Goodbody raises domestic demand forecast to 2.5 per cent

New report warns against abandoning austerity measures too quickly

The Goodbody forecast suggests that unemployment will fall below 10 per cent in 2015

The Goodbody forecast suggests that unemployment will fall below 10 per cent in 2015


Domestic demand is accelerating on the back of a rebound in investment but the Government would be wrong to abandon austerity measures, according to a new report from Goodbody.

In its latest economic outlook, the stockbroker has revised its forecast for domestic demand. It expects domestic demand to grow by 2.5 per cent this year and 2.7 per cent in 2015, compared to a previous estimate of 1.5 per cent and 2.2 per cent. Its GDP forecasts are left largely unchanged at 2.6 per cent for 2014 and 3.1 per cent for next year.

Goodbody said the recent National Accounts data, which showed a 2.3 per cent quarterly decline in the last quarter of 2013 was “nothing more than statistical noise with the more encouraging signs on the Irish economy very much in train.”

The stockbroker said that investment grew by 25 per cent in the last quarter of 2013, the fastest rate of growth on record. It expects growth to continue, led by a rebound in business investment and the ongoing recovery in the property market.

Goodbody said that while still high, it expects the unemployment rate to drop below 10 per cent next year. According to the latest figures from the Central Statistics, the unemployment rate fell to 11.8 per cent in March, the lowest level in almost five years.

The stockbroker warned however, that while the domestic economy is very much in recovery mode, the Government should be wary of abandoning austerity too quickly.

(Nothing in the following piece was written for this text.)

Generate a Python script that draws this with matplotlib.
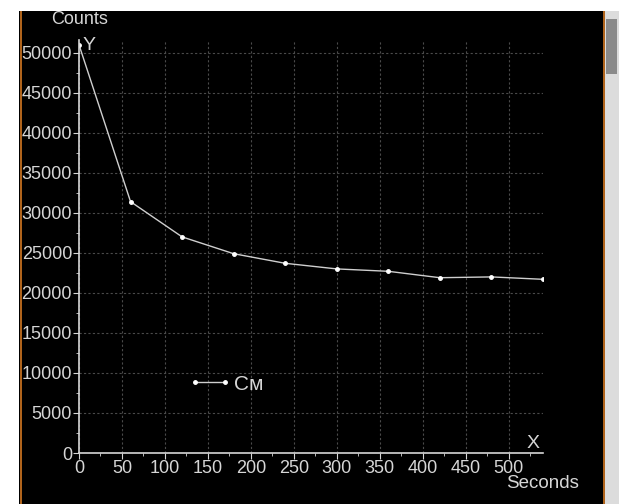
import matplotlib.pyplot as plt
from matplotlib.patches import Rectangle
from matplotlib.ticker import MultipleLocator

# data
seconds = [0, 60, 120, 180, 240, 300, 360, 420, 480, 540]
counts = [51000, 31400, 27000, 24900, 23700, 23000, 22700, 21900, 22000, 21700]
series_name = "Cм"

fg = "#d6d6d6"
plt.rcParams['font.family'] = ['Liberation Sans', 'DejaVu Sans']

fig = plt.figure(figsize=(6.19, 5.04), dpi=100)
fig.patch.set_facecolor("white")

# black window area + orange borders + scrollbar of the screenshot
def box(x, y, w, h, c, z):
    fig.patches.append(Rectangle((x/619, y/504), w/619, h/504, transform=fig.transFigure,
                                 facecolor=c, edgecolor="none", zorder=z))

box(19, 0, 586, 493, "black", -10)
box(20, 0, 2, 493, "#b0641c", -9)
box(603, 0, 2, 493, "#b0641c", -9)
box(605, 0, 14, 493, "#dcdcdc", -9)
box(606, 430, 11, 55, "#8a8a8a", -8)

ax = fig.add_axes([79/619, 51/504, 464/619, 413/504])
ax.set_facecolor("black")
ax.plot(seconds, counts, color="#cfcfcf", lw=1, marker="o", ms=2.5,
        mfc="white", mec="white", label=series_name)

ax.set_xlim(0, 540)
ax.set_ylim(0, 51600)
ax.xaxis.set_major_locator(MultipleLocator(50))
ax.xaxis.set_minor_locator(MultipleLocator(25))
ax.yaxis.set_major_locator(MultipleLocator(5000))
ax.yaxis.set_minor_locator(MultipleLocator(2500))
ax.set_xticks(range(0, 501, 50))
ax.grid(True, which="major", color="#4a4a4a", ls=(0, (2, 2)), lw=0.8)

for s in ("top", "right"):
    ax.spines[s].set_visible(False)
for s in ("left", "bottom"):
    ax.spines[s].set_color(fg)
    ax.spines[s].set_linewidth(1.2)
ax.tick_params(which="both", colors=fg, labelsize=13, pad=1)
ax.tick_params(which="major", length=4)
ax.tick_params(which="minor", length=2)

fig.text(80/619, 1 - 20/504, "Counts", color=fg, fontsize=13, ha="center", va="center")
fig.text(83/619, 1 - 46/504, "Y", color=fg, fontsize=14, ha="left", va="center")
fig.text(533/619, 1 - 443/504, "X", color=fg, fontsize=14, ha="center", va="center")
fig.text(543/619, 1 - 483/504, "Seconds", color=fg, fontsize=13.5, ha="center", va="center")

leg = ax.legend(loc="center left", bbox_to_anchor=(0.237, 0.167), frameon=False,
                fontsize=15, numpoints=2, handlelength=2.05, handletextpad=0.1,
                borderpad=0, borderaxespad=0)
for t in leg.get_texts():
    t.set_color(fg)

fig.savefig("out.png", dpi=100, facecolor=fig.get_facecolor())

“Stronger domestic momentum means that budget deficit targets look readily achievable but it would be wrong to suggest that the job is done. The debt level will fall in 2014 for the first time in a decade, but at 122 per cent, Irish sovereign debt remains high in both an historical and international context. At this level, Ireland does not have much room for manoeuvre in the event of another international shock, such as a long period of low inflation or even deflation in the euro area,” said Goodbody chief economist Dermot O’Leary.

“With a general election only two years away, Government may wish to ease back on austerity. While we believe there is scope to reduce the planned €2billion in austerity measures in Budget 2015 by up to €500million, it would be unwise to abandon the programme completely, especially when Budget 2015 could prove to be the last of a long and painful period,” he added.

Goodbody said that following a fall of 1.1 per cent last year, it expects consumption to recover slowly in 2014. It said the large debt burden on consumers will slow recovery and predicts growth in consumption of just 1.3 per cent and 1.6 per cent in 2014 and 2015 respectively.

It also warned that recovery in exports will be somewhat offset by increases in imports this year.